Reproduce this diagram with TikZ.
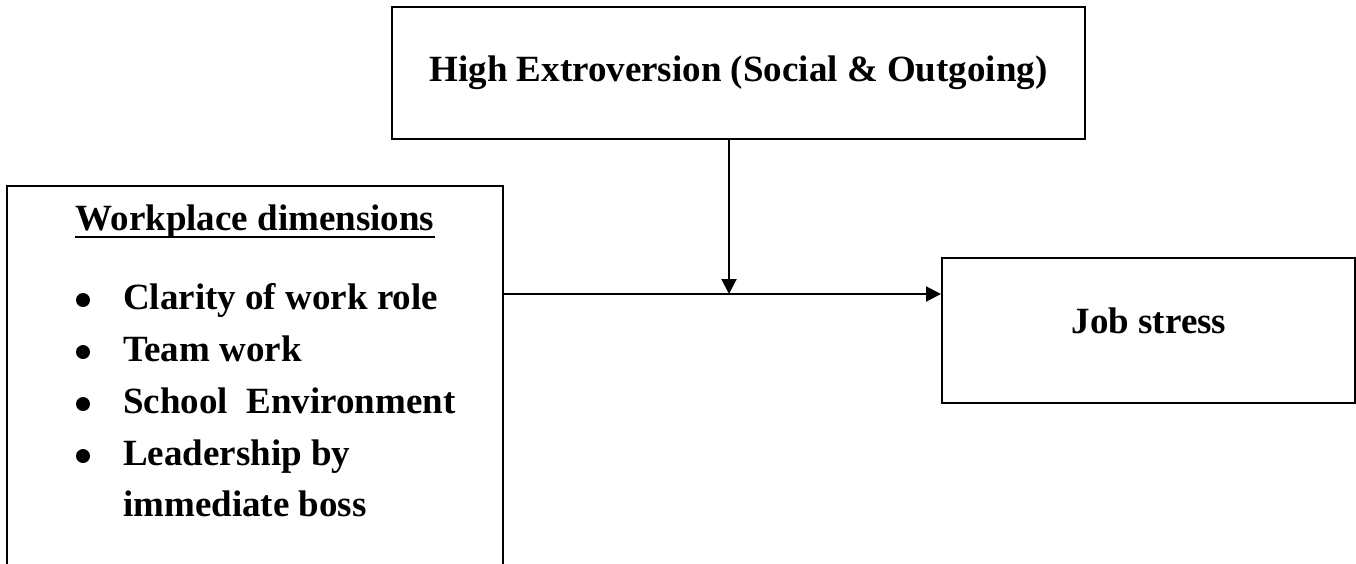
\documentclass[tikz,border=0pt]{standalone}
\usepackage{fontspec}
\setmainfont{Liberation Serif}
\usetikzlibrary{arrows.meta}
\begin{document}
\begin{tikzpicture}[x=1pt,y=-1pt,
  box/.style={draw=black,line width=2pt,rectangle,inner sep=0pt},
  lbl/.style={inner sep=0pt,font=\fontsize{37}{44}\selectfont\bfseries},
  bul/.style={circle,fill=black,inner sep=0pt,minimum size=14pt},
  uline/.style={line width=2pt},
  arr/.style={line width=2pt,-{Triangle[length=15pt,width=15pt]}}]
\useasboundingbox (0,0) rectangle (1356,563);
% boxes
\node[box,lbl,minimum width=693pt,minimum height=132pt] (top) at (738.5,73)
  {High Extroversion (Social \& Outgoing)};
\node[box,minimum width=496pt,minimum height=430pt,anchor=north west] (lb) at (6,185) {};
\node[box,minimum width=413pt,minimum height=145pt] (js) at (1148.5,330.5) {};
\node[lbl,anchor=base] (jst) at (1149,333) {Job stress};
% left box contents
\node[lbl,anchor=base] (hd) at (255,230) {Workplace dimensions};
\draw[uline] ([yshift=-7pt]hd.base west) -- ([yshift=-7pt]hd.base east);
\node[bul] (b1) at (83,300) {};
\node[lbl,anchor=base west] (t1) at (123,309) {Clarity of work role};
\node[bul] (b2) at (83,352) {};
\node[lbl,anchor=base west] (t2) at (123,361) {Team work};
\node[bul] (b3) at (83,404) {};
\node[lbl,anchor=base west] (t3) at (123,413) {School\ \ Environment};
\node[bul] (b4) at (83,456) {};
\node[lbl,anchor=base west] (t4) at (123,465) {Leadership by};
\node[lbl,anchor=base west] (t5) at (123,516) {immediate boss};
% connectors
\coordinate (m) at (729,294);
\draw[arr] (lb.east |- m) -- (js.west |- m);
\draw[arr] (top.south -| m) -- (m);
\end{tikzpicture}
\end{document}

-- -- --

• Objective
Write out the material above once more, exactly as it reads, with no pictures.

• Exercise answer
Reproduce this diagram with TikZ.
\documentclass[tikz,border=0pt]{standalone}
\usepackage{fontspec}
\setmainfont{Liberation Serif}
\usetikzlibrary{arrows.meta}
\begin{document}
\begin{tikzpicture}[x=1pt,y=-1pt,
  box/.style={draw=black,line width=2pt,rectangle,inner sep=0pt},
  lbl/.style={inner sep=0pt,font=\fontsize{37}{44}\selectfont\bfseries},
  bul/.style={circle,fill=black,inner sep=0pt,minimum size=14pt},
  uline/.style={line width=2pt},
  arr/.style={line width=2pt,-{Triangle[length=15pt,width=15pt]}}]
\useasboundingbox (0,0) rectangle (1356,563);
% boxes
\node[box,lbl,minimum width=693pt,minimum height=132pt] (top) at (738.5,73)
  {High Extroversion (Social \& Outgoing)};
\node[box,minimum width=496pt,minimum height=430pt,anchor=north west] (lb) at (6,185) {};
\node[box,minimum width=413pt,minimum height=145pt] (js) at (1148.5,330.5) {};
\node[lbl,anchor=base] (jst) at (1149,333) {Job stress};
% left box contents
\node[lbl,anchor=base] (hd) at (255,230) {Workplace dimensions};
\draw[uline] ([yshift=-7pt]hd.base west) -- ([yshift=-7pt]hd.base east);
\node[bul] (b1) at (83,300) {};
\node[lbl,anchor=base west] (t1) at (123,309) {Clarity of work role};
\node[bul] (b2) at (83,352) {};
\node[lbl,anchor=base west] (t2) at (123,361) {Team work};
\node[bul] (b3) at (83,404) {};
\node[lbl,anchor=base west] (t3) at (123,413) {School\ \ Environment};
\node[bul] (b4) at (83,456) {};
\node[lbl,anchor=base west] (t4) at (123,465) {Leadership by};
\node[lbl,anchor=base west] (t5) at (123,516) {immediate boss};
% connectors
\coordinate (m) at (729,294);
\draw[arr] (lb.east |- m) -- (js.west |- m);
\draw[arr] (top.south -| m) -- (m);
\end{tikzpicture}
\end{document}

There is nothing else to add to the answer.